Most people have experienced a dropped call or a connection where the phone just keeps ringing, but Fox 9 News has learned the issue is significantly affecting rural communities nationwide and officials are concerned.
It's not only an economic issue for rural Minnesota, but a matter of public safety. Turns out, when calls are dropped or simply don't go through, chances are the problem doesn't rest with the local telephone company. Instead, the blame rests squarely on the shoulders of a telecommunications middle man saving a few pennies at the customer's expense.
Many people can relate to the experience of calling a rural relative but having the phone ring without any answer before the call suddenly ends.
"We hear complaints from businesses that their customers can't get a hold of them," Commerce Commissioner Michael Rothman told Fox 9 News.
What most people probably don't know is that the phone on the other end isn't even ringing.
"A business complained that 14 to 17 calls weren't getting through each day," Rothman continued.
West central Minnesota seems to be particularly plagued by the problem, especially residents along the Interstate 94 corridor. In fact, small phone companies say it's costing customers in communities like Brainerd and Little Falls real money.
Fox 9 reporter Tom Lyden discovered the problem when calling his parents in rural California and his mother-in-law in rural Iowa. Calls were either dropped or simply never went through, and phone companies couldn't explain why.
That's because the problem isn't with the big phone companies like Century Link, or even with the smaller providers. The intermediary providers are the culprits -- people who have set up shop in their basement or garage. Known as "Least Cost Routers," as the name implies, their goal is to get the call where it needs to go as quickly as possible.
"It's like playing wack-a-mole," Brent Christensen said.
The Minnesota Telecom Alliance, an industry trade group, has been dealing with the issue for years and insists there are a few bad actors who make trouble for everyone. Since rural phone companies charge more, Least Cost Routers will go to great lengths to reroute calls thousands of miles out of the way -- or sometimes drop them altogether.
"That call comes in, you have 27 calls coming in and 25 channels, 2 calls get lost," Christensen explained. "They just get lost."
Rothman is now asking Minnesota's Public Utilities Commission to continue an investigation he started, but because most of the long-distance middle men operate out of state, there may be little Minnesota can do except listen to that endless ring.
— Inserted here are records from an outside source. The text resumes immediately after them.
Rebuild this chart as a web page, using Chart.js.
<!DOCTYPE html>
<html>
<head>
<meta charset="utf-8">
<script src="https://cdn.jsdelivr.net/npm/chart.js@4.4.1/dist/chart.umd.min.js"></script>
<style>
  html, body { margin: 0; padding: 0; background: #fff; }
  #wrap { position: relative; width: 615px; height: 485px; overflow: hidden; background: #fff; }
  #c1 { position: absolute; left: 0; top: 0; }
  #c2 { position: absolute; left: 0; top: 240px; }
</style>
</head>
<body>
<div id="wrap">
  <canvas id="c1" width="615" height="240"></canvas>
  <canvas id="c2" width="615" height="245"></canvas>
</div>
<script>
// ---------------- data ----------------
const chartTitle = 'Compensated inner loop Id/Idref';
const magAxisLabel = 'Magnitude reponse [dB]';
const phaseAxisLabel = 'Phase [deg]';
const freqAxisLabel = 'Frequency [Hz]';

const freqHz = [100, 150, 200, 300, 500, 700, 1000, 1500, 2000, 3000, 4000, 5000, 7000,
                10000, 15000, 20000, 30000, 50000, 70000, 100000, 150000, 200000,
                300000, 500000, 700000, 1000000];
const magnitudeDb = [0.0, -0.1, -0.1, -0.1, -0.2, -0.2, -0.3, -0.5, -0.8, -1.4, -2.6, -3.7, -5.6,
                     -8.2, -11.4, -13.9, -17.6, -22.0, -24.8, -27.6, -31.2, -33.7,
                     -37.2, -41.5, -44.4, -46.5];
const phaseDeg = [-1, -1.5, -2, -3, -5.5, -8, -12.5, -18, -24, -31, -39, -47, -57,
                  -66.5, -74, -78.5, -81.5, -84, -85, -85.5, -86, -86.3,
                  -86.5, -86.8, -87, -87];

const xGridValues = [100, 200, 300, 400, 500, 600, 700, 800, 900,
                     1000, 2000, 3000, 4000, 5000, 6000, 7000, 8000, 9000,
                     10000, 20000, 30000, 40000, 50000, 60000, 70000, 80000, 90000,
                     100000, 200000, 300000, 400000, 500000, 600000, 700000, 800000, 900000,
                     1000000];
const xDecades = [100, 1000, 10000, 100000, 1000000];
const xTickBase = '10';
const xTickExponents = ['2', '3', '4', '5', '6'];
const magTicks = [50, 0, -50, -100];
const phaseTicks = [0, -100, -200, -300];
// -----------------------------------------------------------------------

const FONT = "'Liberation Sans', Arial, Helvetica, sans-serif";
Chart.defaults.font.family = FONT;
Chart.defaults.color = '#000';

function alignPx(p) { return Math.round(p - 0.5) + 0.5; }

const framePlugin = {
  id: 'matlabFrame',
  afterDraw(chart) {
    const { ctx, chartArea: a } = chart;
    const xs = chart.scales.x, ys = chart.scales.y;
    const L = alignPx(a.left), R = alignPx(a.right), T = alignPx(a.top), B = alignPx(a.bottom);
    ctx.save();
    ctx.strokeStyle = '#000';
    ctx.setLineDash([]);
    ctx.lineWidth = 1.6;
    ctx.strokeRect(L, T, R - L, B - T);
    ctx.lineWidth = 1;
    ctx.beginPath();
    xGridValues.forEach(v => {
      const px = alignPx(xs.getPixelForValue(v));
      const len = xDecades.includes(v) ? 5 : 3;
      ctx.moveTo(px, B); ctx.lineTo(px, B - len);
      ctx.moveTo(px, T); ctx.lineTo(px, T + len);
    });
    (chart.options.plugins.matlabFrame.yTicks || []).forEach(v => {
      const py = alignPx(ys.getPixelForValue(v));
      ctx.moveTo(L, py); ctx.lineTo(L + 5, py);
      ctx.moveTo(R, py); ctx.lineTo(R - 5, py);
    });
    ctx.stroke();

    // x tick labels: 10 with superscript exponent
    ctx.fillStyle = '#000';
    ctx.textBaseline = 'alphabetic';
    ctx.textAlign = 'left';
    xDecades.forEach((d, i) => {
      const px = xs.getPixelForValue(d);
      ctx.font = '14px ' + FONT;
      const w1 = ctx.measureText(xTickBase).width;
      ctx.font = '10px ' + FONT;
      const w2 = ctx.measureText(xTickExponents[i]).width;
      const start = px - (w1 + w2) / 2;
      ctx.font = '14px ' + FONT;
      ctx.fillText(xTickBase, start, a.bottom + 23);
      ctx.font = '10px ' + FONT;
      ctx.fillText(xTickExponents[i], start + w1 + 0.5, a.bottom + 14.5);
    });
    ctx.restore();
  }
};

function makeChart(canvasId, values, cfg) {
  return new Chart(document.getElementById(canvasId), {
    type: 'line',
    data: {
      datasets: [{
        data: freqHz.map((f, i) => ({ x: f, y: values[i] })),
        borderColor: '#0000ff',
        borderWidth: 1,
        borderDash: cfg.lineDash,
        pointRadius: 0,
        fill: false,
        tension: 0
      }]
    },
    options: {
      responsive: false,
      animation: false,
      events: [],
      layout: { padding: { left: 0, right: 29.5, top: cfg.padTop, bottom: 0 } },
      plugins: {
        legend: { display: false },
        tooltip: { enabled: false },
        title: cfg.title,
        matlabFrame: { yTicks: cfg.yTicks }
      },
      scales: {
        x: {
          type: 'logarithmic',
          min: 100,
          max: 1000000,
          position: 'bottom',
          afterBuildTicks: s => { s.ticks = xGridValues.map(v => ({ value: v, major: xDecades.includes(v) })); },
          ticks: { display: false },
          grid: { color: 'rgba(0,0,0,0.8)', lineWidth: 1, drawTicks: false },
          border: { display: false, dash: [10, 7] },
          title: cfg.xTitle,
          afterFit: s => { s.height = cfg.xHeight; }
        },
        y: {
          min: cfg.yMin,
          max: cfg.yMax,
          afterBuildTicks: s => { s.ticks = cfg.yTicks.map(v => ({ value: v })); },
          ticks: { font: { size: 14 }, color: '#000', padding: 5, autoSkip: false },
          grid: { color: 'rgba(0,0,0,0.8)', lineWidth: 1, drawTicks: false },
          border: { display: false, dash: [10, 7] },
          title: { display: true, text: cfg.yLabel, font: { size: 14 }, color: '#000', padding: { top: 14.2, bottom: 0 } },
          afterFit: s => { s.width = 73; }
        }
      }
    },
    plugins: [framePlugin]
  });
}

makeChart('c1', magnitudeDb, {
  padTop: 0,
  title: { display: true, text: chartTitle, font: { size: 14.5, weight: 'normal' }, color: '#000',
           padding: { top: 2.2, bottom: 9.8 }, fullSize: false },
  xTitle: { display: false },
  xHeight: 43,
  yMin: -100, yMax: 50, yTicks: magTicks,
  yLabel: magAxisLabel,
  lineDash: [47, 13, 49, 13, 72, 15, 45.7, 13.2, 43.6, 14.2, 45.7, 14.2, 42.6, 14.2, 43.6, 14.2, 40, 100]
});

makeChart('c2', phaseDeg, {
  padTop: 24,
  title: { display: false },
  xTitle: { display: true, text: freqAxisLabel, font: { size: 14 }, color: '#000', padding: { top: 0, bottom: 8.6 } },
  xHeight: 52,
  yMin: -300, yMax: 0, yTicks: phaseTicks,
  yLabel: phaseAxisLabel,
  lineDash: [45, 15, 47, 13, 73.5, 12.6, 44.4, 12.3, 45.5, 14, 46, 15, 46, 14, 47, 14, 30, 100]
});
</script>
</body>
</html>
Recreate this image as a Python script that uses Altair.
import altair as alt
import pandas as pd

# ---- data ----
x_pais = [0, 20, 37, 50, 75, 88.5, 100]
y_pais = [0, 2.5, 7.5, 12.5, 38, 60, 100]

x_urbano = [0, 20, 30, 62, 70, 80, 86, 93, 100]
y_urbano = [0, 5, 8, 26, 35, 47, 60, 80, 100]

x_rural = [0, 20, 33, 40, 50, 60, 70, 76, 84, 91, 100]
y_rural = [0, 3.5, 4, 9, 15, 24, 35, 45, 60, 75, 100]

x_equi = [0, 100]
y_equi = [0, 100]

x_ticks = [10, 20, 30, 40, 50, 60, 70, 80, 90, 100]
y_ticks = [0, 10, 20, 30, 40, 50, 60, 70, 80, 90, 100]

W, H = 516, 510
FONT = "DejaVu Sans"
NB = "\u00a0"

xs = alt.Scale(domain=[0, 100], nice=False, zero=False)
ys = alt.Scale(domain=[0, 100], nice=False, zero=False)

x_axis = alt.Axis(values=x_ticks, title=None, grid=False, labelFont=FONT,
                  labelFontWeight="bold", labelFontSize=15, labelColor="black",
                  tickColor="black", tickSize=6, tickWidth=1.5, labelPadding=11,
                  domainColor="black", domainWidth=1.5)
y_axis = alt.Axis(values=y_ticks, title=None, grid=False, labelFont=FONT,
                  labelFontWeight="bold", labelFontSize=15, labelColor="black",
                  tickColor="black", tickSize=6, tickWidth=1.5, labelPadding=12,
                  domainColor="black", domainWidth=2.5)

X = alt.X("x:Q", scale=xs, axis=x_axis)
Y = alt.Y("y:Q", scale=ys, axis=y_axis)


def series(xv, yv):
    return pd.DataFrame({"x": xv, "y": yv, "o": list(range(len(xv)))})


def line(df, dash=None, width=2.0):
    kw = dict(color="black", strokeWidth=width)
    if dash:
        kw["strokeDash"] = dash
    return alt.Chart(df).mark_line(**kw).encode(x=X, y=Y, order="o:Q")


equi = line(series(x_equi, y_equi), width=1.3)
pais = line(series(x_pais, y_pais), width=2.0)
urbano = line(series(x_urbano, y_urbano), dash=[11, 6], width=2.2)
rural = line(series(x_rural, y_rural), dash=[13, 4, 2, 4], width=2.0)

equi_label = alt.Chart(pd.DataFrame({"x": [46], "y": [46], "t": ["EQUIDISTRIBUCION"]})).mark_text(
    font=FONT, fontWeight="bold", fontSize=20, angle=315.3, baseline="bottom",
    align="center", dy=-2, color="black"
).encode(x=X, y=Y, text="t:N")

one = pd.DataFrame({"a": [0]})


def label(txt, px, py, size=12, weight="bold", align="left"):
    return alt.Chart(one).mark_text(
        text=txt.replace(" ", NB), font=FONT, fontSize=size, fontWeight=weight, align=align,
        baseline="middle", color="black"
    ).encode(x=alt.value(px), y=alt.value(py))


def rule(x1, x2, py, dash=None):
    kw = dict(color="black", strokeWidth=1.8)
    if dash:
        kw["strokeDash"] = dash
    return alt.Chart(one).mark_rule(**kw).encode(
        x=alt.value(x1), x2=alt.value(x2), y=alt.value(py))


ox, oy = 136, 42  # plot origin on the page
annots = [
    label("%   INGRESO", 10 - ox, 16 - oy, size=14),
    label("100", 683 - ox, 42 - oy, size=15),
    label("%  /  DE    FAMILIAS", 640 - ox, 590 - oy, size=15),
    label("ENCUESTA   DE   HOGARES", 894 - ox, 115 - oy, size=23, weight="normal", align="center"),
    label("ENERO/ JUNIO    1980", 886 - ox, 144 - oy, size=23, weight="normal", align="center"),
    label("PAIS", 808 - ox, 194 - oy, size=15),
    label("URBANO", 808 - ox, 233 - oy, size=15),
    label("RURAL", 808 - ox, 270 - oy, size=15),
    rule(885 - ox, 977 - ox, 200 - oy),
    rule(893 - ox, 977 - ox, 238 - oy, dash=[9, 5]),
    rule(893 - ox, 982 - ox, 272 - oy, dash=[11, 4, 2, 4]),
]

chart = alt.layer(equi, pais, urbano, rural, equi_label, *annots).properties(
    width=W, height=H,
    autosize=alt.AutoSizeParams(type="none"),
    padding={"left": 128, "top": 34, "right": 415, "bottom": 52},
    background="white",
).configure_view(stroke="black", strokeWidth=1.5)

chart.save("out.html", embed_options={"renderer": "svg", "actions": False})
"We want to get to the bottom of it and see why it's still happening," Rothman said.
CTC Telecom out of Brainerd told Fox 9 News they've even had problems with calls dropped to a local police department, which poses a real public safety risk.
The Federal Communications Commission also tried to deal with the issue a couple of months ago by requiring telephone companies to track dropped or uncompleted calls. They've also banned the use of a false ring tone, but it appears to still be happening.